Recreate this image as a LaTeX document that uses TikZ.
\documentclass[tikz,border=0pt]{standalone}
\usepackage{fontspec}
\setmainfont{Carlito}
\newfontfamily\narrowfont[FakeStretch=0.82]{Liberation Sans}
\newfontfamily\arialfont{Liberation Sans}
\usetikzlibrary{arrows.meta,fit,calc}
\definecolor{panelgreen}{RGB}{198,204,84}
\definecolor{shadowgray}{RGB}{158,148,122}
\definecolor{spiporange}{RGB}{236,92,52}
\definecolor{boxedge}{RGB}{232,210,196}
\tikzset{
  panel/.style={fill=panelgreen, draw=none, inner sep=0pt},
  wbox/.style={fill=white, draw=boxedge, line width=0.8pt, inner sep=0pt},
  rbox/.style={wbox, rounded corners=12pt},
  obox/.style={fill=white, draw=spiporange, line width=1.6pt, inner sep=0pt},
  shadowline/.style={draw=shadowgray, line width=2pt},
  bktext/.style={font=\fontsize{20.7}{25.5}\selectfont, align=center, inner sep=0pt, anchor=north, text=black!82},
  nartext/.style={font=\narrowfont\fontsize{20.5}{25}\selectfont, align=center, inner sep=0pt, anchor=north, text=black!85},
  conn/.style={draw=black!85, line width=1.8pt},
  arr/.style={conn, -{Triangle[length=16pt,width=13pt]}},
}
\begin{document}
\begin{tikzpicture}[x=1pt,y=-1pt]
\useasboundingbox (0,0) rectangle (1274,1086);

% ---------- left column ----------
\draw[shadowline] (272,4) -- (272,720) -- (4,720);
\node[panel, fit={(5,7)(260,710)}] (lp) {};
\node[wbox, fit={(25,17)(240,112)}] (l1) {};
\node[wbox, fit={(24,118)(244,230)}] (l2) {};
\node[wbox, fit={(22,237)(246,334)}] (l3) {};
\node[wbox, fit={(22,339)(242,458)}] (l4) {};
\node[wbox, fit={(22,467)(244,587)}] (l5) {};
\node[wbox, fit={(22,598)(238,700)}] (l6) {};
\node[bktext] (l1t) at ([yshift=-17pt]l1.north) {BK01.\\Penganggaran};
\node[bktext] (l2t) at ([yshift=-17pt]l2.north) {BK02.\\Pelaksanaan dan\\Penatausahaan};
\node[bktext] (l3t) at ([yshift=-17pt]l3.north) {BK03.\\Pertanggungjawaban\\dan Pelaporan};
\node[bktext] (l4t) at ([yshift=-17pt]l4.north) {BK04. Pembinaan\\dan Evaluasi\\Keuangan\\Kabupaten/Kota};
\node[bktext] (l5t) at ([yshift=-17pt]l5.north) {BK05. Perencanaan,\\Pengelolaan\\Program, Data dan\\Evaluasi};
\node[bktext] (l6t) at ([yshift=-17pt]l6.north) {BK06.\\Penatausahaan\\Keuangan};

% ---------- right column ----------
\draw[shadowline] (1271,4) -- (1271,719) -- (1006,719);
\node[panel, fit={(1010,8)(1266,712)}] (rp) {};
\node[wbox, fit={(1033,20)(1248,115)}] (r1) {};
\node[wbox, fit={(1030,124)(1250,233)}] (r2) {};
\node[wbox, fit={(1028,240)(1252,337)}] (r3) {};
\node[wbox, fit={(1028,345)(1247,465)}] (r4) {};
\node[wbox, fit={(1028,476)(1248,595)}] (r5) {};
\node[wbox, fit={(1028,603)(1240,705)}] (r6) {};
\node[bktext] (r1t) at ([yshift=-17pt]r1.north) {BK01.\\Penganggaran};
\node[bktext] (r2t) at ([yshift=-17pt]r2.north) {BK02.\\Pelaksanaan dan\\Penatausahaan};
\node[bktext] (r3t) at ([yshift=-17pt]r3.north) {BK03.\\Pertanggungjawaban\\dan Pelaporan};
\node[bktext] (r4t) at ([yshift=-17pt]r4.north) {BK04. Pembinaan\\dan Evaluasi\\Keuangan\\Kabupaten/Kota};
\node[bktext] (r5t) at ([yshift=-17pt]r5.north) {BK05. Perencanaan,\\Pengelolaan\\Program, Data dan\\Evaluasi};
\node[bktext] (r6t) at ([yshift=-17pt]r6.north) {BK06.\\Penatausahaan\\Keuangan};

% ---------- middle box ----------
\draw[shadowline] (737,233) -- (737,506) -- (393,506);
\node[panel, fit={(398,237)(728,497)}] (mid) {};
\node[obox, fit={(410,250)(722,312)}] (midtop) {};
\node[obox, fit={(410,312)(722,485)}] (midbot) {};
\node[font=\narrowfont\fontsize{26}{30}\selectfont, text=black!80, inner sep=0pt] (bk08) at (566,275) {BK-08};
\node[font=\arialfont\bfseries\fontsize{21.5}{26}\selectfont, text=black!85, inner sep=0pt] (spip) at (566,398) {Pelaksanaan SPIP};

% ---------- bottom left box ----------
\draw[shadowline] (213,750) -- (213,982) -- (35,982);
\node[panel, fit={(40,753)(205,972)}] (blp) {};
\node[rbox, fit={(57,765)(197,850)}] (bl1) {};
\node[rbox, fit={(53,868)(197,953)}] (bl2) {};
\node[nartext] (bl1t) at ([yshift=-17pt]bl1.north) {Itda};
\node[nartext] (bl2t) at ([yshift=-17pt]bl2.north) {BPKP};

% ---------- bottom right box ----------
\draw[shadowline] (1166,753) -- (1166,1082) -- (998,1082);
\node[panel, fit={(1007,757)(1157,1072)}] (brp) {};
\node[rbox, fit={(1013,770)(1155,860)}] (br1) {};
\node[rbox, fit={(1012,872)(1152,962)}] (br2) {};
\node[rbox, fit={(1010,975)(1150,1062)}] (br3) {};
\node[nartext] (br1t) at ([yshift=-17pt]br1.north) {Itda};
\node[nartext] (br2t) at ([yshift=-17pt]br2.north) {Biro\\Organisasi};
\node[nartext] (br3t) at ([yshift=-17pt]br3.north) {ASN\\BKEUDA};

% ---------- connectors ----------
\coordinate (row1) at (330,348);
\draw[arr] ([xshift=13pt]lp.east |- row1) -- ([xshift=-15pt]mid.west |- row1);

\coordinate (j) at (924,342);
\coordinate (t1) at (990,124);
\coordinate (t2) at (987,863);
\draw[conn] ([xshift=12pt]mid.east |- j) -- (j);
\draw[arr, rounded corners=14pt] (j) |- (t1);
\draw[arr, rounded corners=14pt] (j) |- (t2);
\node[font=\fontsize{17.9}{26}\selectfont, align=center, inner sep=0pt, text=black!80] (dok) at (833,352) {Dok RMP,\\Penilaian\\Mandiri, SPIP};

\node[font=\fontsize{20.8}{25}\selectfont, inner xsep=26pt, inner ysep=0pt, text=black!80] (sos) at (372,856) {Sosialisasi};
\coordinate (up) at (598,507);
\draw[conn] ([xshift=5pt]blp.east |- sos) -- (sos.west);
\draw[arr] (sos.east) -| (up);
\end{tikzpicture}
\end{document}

**TASK STATEMENT**
Repeat the material word for word, in full.

**FULL OUTPUT**
Recreate this image as a LaTeX document that uses TikZ.
\documentclass[tikz,border=0pt]{standalone}
\usepackage{fontspec}
\setmainfont{Carlito}
\newfontfamily\narrowfont[FakeStretch=0.82]{Liberation Sans}
\newfontfamily\arialfont{Liberation Sans}
\usetikzlibrary{arrows.meta,fit,calc}
\definecolor{panelgreen}{RGB}{198,204,84}
\definecolor{shadowgray}{RGB}{158,148,122}
\definecolor{spiporange}{RGB}{236,92,52}
\definecolor{boxedge}{RGB}{232,210,196}
\tikzset{
  panel/.style={fill=panelgreen, draw=none, inner sep=0pt},
  wbox/.style={fill=white, draw=boxedge, line width=0.8pt, inner sep=0pt},
  rbox/.style={wbox, rounded corners=12pt},
  obox/.style={fill=white, draw=spiporange, line width=1.6pt, inner sep=0pt},
  shadowline/.style={draw=shadowgray, line width=2pt},
  bktext/.style={font=\fontsize{20.7}{25.5}\selectfont, align=center, inner sep=0pt, anchor=north, text=black!82},
  nartext/.style={font=\narrowfont\fontsize{20.5}{25}\selectfont, align=center, inner sep=0pt, anchor=north, text=black!85},
  conn/.style={draw=black!85, line width=1.8pt},
  arr/.style={conn, -{Triangle[length=16pt,width=13pt]}},
}
\begin{document}
\begin{tikzpicture}[x=1pt,y=-1pt]
\useasboundingbox (0,0) rectangle (1274,1086);

% ---------- left column ----------
\draw[shadowline] (272,4) -- (272,720) -- (4,720);
\node[panel, fit={(5,7)(260,710)}] (lp) {};
\node[wbox, fit={(25,17)(240,112)}] (l1) {};
\node[wbox, fit={(24,118)(244,230)}] (l2) {};
\node[wbox, fit={(22,237)(246,334)}] (l3) {};
\node[wbox, fit={(22,339)(242,458)}] (l4) {};
\node[wbox, fit={(22,467)(244,587)}] (l5) {};
\node[wbox, fit={(22,598)(238,700)}] (l6) {};
\node[bktext] (l1t) at ([yshift=-17pt]l1.north) {BK01.\\Penganggaran};
\node[bktext] (l2t) at ([yshift=-17pt]l2.north) {BK02.\\Pelaksanaan dan\\Penatausahaan};
\node[bktext] (l3t) at ([yshift=-17pt]l3.north) {BK03.\\Pertanggungjawaban\\dan Pelaporan};
\node[bktext] (l4t) at ([yshift=-17pt]l4.north) {BK04. Pembinaan\\dan Evaluasi\\Keuangan\\Kabupaten/Kota};
\node[bktext] (l5t) at ([yshift=-17pt]l5.north) {BK05. Perencanaan,\\Pengelolaan\\Program, Data dan\\Evaluasi};
\node[bktext] (l6t) at ([yshift=-17pt]l6.north) {BK06.\\Penatausahaan\\Keuangan};

% ---------- right column ----------
\draw[shadowline] (1271,4) -- (1271,719) -- (1006,719);
\node[panel, fit={(1010,8)(1266,712)}] (rp) {};
\node[wbox, fit={(1033,20)(1248,115)}] (r1) {};
\node[wbox, fit={(1030,124)(1250,233)}] (r2) {};
\node[wbox, fit={(1028,240)(1252,337)}] (r3) {};
\node[wbox, fit={(1028,345)(1247,465)}] (r4) {};
\node[wbox, fit={(1028,476)(1248,595)}] (r5) {};
\node[wbox, fit={(1028,603)(1240,705)}] (r6) {};
\node[bktext] (r1t) at ([yshift=-17pt]r1.north) {BK01.\\Penganggaran};
\node[bktext] (r2t) at ([yshift=-17pt]r2.north) {BK02.\\Pelaksanaan dan\\Penatausahaan};
\node[bktext] (r3t) at ([yshift=-17pt]r3.north) {BK03.\\Pertanggungjawaban\\dan Pelaporan};
\node[bktext] (r4t) at ([yshift=-17pt]r4.north) {BK04. Pembinaan\\dan Evaluasi\\Keuangan\\Kabupaten/Kota};
\node[bktext] (r5t) at ([yshift=-17pt]r5.north) {BK05. Perencanaan,\\Pengelolaan\\Program, Data dan\\Evaluasi};
\node[bktext] (r6t) at ([yshift=-17pt]r6.north) {BK06.\\Penatausahaan\\Keuangan};

% ---------- middle box ----------
\draw[shadowline] (737,233) -- (737,506) -- (393,506);
\node[panel, fit={(398,237)(728,497)}] (mid) {};
\node[obox, fit={(410,250)(722,312)}] (midtop) {};
\node[obox, fit={(410,312)(722,485)}] (midbot) {};
\node[font=\narrowfont\fontsize{26}{30}\selectfont, text=black!80, inner sep=0pt] (bk08) at (566,275) {BK-08};
\node[font=\arialfont\bfseries\fontsize{21.5}{26}\selectfont, text=black!85, inner sep=0pt] (spip) at (566,398) {Pelaksanaan SPIP};

% ---------- bottom left box ----------
\draw[shadowline] (213,750) -- (213,982) -- (35,982);
\node[panel, fit={(40,753)(205,972)}] (blp) {};
\node[rbox, fit={(57,765)(197,850)}] (bl1) {};
\node[rbox, fit={(53,868)(197,953)}] (bl2) {};
\node[nartext] (bl1t) at ([yshift=-17pt]bl1.north) {Itda};
\node[nartext] (bl2t) at ([yshift=-17pt]bl2.north) {BPKP};

% ---------- bottom right box ----------
\draw[shadowline] (1166,753) -- (1166,1082) -- (998,1082);
\node[panel, fit={(1007,757)(1157,1072)}] (brp) {};
\node[rbox, fit={(1013,770)(1155,860)}] (br1) {};
\node[rbox, fit={(1012,872)(1152,962)}] (br2) {};
\node[rbox, fit={(1010,975)(1150,1062)}] (br3) {};
\node[nartext] (br1t) at ([yshift=-17pt]br1.north) {Itda};
\node[nartext] (br2t) at ([yshift=-17pt]br2.north) {Biro\\Organisasi};
\node[nartext] (br3t) at ([yshift=-17pt]br3.north) {ASN\\BKEUDA};

% ---------- connectors ----------
\coordinate (row1) at (330,348);
\draw[arr] ([xshift=13pt]lp.east |- row1) -- ([xshift=-15pt]mid.west |- row1);

\coordinate (j) at (924,342);
\coordinate (t1) at (990,124);
\coordinate (t2) at (987,863);
\draw[conn] ([xshift=12pt]mid.east |- j) -- (j);
\draw[arr, rounded corners=14pt] (j) |- (t1);
\draw[arr, rounded corners=14pt] (j) |- (t2);
\node[font=\fontsize{17.9}{26}\selectfont, align=center, inner sep=0pt, text=black!80] (dok) at (833,352) {Dok RMP,\\Penilaian\\Mandiri, SPIP};

\node[font=\fontsize{20.8}{25}\selectfont, inner xsep=26pt, inner ysep=0pt, text=black!80] (sos) at (372,856) {Sosialisasi};
\coordinate (up) at (598,507);
\draw[conn] ([xshift=5pt]blp.east |- sos) -- (sos.west);
\draw[arr] (sos.east) -| (up);
\end{tikzpicture}
\end{document}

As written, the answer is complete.